__Aim of the exercise__
Your task is to copy the lines between the line containing "What seaborn and" and the line containing "from matplotlib.ticker import", counting both of those lines, and to emit nothing more.
* START Data shown *
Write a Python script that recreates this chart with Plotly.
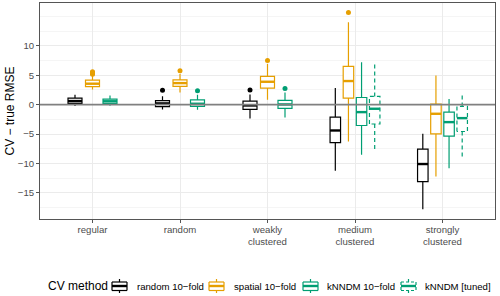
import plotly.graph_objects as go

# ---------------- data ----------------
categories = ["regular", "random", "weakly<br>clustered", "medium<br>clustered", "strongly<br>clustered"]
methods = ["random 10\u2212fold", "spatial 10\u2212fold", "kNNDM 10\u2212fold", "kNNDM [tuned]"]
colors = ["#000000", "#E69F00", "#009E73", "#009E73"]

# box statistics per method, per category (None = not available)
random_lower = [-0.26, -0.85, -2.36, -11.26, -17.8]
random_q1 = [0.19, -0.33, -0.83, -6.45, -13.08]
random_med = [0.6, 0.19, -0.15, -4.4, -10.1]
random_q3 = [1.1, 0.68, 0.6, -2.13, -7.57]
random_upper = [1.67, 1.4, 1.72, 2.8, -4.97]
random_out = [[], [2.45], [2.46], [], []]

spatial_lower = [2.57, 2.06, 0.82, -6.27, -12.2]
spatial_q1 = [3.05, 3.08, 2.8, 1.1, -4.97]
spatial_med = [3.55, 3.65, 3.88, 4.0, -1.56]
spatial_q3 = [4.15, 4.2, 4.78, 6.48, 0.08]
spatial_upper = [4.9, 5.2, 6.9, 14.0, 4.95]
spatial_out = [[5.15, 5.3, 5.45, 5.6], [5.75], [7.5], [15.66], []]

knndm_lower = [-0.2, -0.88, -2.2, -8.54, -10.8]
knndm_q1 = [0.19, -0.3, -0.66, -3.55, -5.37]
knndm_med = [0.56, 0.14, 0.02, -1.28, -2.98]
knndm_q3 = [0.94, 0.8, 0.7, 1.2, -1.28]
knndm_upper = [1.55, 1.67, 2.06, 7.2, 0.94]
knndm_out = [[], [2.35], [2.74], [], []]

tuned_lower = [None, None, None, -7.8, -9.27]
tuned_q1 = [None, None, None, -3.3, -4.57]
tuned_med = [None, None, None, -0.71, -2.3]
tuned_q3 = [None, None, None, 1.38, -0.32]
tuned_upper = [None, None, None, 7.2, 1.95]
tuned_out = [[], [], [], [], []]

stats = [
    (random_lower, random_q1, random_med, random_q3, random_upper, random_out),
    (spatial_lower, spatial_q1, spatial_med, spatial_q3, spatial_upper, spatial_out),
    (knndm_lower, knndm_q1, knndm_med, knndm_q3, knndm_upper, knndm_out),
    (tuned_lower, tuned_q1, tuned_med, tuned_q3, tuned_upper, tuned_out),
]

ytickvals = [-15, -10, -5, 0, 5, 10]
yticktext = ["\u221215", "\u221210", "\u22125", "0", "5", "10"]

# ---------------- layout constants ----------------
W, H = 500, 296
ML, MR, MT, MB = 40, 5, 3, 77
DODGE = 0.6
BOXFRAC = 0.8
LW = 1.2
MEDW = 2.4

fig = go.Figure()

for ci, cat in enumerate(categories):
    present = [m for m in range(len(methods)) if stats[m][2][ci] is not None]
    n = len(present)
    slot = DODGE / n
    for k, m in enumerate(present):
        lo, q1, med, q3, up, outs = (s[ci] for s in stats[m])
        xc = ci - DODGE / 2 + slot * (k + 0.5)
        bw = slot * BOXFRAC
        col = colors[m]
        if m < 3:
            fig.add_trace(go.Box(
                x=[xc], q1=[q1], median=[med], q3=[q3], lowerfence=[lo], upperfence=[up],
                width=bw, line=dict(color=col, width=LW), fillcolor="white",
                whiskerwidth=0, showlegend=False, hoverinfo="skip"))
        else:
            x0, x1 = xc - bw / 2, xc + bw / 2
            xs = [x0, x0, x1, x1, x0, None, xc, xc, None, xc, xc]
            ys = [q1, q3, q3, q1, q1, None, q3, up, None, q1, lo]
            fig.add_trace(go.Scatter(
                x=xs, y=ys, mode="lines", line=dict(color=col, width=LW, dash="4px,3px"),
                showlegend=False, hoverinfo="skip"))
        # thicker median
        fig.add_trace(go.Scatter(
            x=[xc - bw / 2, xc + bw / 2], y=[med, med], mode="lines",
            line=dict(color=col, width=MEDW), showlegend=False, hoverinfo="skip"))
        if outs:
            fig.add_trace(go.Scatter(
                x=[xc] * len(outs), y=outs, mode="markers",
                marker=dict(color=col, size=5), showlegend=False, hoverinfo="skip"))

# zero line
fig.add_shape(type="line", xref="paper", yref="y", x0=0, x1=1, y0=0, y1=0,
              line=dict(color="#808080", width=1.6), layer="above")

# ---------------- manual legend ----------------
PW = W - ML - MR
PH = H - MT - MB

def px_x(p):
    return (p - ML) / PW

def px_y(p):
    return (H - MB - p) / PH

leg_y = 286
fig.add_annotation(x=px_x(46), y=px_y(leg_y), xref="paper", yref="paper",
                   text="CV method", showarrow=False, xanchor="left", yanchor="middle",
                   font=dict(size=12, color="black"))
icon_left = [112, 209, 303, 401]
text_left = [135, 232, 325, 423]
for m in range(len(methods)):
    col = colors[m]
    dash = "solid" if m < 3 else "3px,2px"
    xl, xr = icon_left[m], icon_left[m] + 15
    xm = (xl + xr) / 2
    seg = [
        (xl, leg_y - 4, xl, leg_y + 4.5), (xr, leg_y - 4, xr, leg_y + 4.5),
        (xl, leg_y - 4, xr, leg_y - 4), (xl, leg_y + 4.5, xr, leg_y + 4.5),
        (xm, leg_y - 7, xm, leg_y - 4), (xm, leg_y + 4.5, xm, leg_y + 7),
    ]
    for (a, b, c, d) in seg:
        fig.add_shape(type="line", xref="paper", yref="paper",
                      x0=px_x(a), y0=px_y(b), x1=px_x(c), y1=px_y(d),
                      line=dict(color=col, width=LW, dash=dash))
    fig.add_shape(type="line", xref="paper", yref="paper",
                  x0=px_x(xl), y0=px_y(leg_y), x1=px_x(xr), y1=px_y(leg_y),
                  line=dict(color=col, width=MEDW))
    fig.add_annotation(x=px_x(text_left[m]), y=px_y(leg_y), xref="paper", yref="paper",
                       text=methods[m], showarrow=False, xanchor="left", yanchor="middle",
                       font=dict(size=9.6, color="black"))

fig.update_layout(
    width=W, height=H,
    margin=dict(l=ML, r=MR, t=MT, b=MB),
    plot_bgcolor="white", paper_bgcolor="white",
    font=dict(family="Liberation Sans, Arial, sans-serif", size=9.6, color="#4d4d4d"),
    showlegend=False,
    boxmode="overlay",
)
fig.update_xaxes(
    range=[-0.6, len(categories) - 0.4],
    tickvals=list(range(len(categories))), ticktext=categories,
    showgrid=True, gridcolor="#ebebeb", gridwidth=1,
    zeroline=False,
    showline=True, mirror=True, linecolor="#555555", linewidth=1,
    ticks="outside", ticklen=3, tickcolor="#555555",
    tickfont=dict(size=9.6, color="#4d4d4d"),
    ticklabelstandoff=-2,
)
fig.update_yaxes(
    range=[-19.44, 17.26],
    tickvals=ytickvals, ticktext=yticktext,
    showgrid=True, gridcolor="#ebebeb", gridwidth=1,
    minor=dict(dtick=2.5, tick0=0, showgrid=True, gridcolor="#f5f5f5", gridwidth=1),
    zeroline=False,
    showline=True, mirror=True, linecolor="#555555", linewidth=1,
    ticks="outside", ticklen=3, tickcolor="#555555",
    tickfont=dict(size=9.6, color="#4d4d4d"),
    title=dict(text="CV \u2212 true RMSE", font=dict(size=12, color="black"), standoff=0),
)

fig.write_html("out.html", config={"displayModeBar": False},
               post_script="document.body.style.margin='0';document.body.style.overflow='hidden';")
* END Data shown *
* START Data shown *
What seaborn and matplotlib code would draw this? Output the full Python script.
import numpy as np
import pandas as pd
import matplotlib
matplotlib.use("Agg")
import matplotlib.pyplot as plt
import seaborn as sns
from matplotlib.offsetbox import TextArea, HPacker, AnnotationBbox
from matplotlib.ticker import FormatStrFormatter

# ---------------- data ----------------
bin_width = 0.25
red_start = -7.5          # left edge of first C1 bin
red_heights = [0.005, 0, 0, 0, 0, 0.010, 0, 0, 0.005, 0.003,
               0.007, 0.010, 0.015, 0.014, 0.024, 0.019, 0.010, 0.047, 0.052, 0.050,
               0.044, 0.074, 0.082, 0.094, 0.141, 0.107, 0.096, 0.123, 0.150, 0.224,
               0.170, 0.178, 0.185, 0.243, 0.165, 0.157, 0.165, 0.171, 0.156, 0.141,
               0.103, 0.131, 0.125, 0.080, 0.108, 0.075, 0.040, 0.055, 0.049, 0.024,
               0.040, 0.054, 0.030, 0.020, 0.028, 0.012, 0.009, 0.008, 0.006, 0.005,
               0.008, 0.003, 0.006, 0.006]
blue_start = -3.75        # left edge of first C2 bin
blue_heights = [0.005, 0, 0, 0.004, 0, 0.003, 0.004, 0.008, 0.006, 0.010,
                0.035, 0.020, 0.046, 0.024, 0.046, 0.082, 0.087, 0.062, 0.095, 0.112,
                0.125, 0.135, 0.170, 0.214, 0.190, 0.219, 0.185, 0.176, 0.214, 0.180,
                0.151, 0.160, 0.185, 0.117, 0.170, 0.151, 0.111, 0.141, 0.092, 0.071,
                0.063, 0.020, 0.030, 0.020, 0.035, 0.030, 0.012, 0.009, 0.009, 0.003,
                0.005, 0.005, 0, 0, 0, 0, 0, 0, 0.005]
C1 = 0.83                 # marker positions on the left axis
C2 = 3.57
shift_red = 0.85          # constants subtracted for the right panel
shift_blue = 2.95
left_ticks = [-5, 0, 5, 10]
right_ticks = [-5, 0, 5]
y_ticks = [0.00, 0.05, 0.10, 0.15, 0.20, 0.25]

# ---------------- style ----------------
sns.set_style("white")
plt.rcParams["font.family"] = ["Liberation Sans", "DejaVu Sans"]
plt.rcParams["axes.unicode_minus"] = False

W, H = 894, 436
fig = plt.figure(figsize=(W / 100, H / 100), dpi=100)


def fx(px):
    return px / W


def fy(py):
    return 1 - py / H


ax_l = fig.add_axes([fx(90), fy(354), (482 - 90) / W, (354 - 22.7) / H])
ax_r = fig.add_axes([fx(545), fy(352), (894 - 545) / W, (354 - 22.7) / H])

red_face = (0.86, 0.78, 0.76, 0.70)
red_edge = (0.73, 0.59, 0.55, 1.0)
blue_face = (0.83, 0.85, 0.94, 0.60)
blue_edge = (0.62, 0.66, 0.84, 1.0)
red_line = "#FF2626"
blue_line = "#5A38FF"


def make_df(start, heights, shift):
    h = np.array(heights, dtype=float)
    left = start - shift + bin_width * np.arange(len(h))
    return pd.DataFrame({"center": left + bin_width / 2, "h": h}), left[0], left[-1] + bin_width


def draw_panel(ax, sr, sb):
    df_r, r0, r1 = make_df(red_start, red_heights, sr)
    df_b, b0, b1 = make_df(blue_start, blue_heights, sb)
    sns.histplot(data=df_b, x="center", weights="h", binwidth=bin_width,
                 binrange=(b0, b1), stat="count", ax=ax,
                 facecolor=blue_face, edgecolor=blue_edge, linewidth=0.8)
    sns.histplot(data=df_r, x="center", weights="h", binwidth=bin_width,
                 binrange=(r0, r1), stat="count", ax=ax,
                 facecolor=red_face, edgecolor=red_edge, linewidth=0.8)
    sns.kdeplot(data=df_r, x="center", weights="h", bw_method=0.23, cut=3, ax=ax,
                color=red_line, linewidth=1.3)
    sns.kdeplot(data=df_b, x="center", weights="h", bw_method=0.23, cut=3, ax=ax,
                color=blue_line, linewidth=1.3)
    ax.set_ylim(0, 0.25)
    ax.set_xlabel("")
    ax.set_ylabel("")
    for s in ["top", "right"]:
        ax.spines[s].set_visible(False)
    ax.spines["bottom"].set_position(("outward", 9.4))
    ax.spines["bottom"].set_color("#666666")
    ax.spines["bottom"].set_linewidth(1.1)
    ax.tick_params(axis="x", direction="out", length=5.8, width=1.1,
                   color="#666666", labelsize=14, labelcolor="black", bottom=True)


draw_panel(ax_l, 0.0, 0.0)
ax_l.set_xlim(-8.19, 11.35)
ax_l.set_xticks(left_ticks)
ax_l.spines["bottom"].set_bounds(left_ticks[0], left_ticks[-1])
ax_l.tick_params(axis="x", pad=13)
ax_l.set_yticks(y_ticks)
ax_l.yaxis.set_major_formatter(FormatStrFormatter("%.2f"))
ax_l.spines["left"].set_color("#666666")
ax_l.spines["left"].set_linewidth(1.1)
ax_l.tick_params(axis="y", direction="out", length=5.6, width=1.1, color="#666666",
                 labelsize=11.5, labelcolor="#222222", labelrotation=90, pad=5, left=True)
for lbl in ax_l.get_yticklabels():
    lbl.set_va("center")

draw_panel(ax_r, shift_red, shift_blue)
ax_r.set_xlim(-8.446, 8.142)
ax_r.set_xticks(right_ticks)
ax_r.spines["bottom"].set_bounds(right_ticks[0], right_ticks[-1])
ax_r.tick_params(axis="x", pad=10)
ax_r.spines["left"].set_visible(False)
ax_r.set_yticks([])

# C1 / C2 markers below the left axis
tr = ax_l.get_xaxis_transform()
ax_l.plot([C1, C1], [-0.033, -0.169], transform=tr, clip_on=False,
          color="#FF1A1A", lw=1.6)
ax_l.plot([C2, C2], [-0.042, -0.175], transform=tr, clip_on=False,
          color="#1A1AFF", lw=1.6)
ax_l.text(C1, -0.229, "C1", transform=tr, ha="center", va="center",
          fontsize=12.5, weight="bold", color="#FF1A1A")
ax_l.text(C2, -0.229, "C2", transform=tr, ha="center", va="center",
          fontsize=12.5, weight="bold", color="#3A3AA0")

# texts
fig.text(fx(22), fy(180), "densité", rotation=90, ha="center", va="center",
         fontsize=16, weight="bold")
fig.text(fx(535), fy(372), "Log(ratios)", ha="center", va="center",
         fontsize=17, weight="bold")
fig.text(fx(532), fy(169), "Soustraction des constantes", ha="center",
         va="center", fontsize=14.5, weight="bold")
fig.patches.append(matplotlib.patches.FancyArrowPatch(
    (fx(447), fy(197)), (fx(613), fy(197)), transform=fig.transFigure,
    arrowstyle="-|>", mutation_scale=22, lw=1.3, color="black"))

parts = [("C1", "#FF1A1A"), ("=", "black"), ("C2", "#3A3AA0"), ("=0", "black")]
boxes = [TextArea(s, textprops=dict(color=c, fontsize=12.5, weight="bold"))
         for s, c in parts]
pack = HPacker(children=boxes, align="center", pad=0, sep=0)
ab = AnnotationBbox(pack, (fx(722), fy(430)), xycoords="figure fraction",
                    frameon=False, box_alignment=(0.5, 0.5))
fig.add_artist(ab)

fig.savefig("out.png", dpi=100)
* END Data shown *
* START Data shown *
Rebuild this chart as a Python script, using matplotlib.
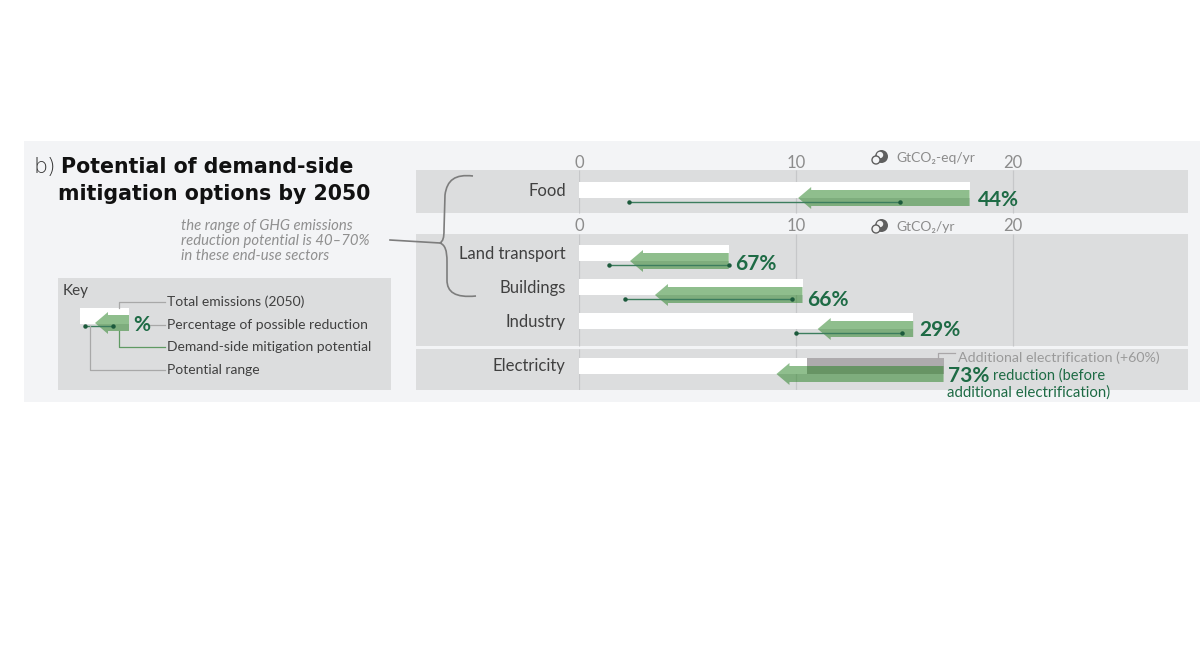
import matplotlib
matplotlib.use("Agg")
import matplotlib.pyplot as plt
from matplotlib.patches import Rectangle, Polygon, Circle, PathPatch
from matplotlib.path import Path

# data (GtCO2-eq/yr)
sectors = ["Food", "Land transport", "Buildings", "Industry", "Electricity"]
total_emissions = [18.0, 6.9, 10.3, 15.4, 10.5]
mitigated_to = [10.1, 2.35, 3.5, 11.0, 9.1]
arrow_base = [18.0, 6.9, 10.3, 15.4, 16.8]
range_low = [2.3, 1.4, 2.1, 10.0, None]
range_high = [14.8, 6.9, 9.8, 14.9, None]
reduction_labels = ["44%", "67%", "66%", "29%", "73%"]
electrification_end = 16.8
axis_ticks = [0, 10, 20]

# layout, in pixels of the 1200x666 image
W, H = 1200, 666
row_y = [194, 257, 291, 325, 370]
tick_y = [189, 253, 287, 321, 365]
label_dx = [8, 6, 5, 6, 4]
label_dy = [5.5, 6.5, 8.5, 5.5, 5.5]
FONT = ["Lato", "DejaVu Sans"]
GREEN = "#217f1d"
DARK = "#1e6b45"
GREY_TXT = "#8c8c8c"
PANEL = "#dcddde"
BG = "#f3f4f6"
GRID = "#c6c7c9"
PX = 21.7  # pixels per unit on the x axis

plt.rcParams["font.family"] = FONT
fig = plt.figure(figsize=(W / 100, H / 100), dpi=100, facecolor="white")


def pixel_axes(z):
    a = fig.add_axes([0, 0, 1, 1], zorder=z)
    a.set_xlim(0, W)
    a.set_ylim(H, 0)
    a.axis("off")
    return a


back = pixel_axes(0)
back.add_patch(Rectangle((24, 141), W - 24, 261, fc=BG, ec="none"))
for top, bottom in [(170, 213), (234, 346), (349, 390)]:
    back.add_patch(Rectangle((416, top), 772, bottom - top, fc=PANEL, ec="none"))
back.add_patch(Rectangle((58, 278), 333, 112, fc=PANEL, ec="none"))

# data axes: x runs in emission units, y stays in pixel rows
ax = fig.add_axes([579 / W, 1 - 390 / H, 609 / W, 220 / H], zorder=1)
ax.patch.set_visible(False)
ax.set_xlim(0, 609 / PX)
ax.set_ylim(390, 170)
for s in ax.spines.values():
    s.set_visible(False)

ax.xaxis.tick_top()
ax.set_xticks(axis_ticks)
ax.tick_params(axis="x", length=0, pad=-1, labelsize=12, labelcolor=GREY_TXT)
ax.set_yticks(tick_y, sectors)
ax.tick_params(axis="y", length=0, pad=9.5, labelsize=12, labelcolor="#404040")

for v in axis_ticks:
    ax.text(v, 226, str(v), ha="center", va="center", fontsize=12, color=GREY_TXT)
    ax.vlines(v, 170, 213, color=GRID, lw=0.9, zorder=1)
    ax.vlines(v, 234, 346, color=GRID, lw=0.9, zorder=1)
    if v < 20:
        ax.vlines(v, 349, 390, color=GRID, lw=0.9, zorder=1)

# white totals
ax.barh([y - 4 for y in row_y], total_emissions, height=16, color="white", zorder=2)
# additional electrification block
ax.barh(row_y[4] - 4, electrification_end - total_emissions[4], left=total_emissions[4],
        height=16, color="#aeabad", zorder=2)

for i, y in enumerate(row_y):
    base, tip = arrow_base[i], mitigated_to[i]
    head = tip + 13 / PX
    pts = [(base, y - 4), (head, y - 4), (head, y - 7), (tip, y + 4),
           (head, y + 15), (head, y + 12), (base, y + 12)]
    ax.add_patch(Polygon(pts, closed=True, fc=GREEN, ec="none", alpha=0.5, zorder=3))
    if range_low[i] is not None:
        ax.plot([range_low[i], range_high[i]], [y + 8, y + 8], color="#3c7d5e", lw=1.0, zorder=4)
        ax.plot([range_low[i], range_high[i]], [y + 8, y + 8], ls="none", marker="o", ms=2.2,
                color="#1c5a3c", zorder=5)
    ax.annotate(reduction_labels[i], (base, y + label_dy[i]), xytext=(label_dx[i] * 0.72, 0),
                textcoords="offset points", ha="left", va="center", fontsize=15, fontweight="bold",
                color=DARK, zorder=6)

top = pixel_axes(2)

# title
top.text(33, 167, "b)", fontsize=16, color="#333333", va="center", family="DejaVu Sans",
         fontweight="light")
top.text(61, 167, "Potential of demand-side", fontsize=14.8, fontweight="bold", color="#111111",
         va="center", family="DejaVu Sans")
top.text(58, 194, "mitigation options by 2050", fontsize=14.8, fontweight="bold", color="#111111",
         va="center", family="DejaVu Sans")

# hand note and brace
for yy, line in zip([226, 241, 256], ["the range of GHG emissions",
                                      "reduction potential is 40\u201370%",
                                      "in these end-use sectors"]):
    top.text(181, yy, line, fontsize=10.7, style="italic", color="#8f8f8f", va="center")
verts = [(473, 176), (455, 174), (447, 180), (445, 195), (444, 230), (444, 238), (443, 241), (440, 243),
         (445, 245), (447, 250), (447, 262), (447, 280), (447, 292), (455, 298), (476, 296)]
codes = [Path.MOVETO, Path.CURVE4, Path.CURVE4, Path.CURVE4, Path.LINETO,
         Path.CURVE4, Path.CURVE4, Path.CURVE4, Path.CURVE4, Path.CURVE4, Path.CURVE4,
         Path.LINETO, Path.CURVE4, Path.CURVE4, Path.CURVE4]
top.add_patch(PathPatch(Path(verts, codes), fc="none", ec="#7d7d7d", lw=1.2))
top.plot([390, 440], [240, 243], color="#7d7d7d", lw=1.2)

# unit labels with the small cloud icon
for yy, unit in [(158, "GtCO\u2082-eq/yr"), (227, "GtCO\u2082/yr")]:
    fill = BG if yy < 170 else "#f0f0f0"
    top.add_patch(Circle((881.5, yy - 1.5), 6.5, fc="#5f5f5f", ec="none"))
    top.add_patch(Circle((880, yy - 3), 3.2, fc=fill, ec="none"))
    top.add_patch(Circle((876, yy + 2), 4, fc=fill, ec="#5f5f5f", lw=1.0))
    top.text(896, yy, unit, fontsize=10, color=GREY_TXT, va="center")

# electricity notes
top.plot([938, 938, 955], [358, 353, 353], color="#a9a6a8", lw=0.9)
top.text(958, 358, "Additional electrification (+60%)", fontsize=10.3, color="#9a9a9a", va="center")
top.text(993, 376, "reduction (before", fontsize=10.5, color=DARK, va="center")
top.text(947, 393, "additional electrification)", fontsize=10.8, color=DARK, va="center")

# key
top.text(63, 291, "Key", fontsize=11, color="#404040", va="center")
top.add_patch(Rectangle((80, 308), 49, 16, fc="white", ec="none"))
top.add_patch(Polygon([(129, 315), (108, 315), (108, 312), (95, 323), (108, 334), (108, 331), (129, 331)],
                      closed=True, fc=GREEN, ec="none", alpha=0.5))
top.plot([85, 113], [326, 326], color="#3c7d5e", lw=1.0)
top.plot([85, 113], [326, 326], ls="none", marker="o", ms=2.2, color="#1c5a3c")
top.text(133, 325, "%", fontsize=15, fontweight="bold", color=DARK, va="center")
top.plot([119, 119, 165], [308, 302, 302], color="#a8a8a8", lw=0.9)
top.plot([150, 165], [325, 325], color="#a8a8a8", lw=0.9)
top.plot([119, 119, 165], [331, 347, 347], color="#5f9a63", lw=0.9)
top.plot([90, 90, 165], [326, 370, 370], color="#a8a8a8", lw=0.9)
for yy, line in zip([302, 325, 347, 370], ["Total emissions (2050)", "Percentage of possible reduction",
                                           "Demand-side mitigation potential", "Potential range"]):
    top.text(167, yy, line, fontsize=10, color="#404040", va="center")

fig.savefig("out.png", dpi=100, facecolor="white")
* END Data shown *
__Finished answer__
What seaborn and matplotlib code would draw this? Output the full Python script.
import numpy as np
import pandas as pd
import matplotlib
matplotlib.use("Agg")
import matplotlib.pyplot as plt
import seaborn as sns
from matplotlib.offsetbox import TextArea, HPacker, AnnotationBbox
from matplotlib.ticker import FormatStrFormatter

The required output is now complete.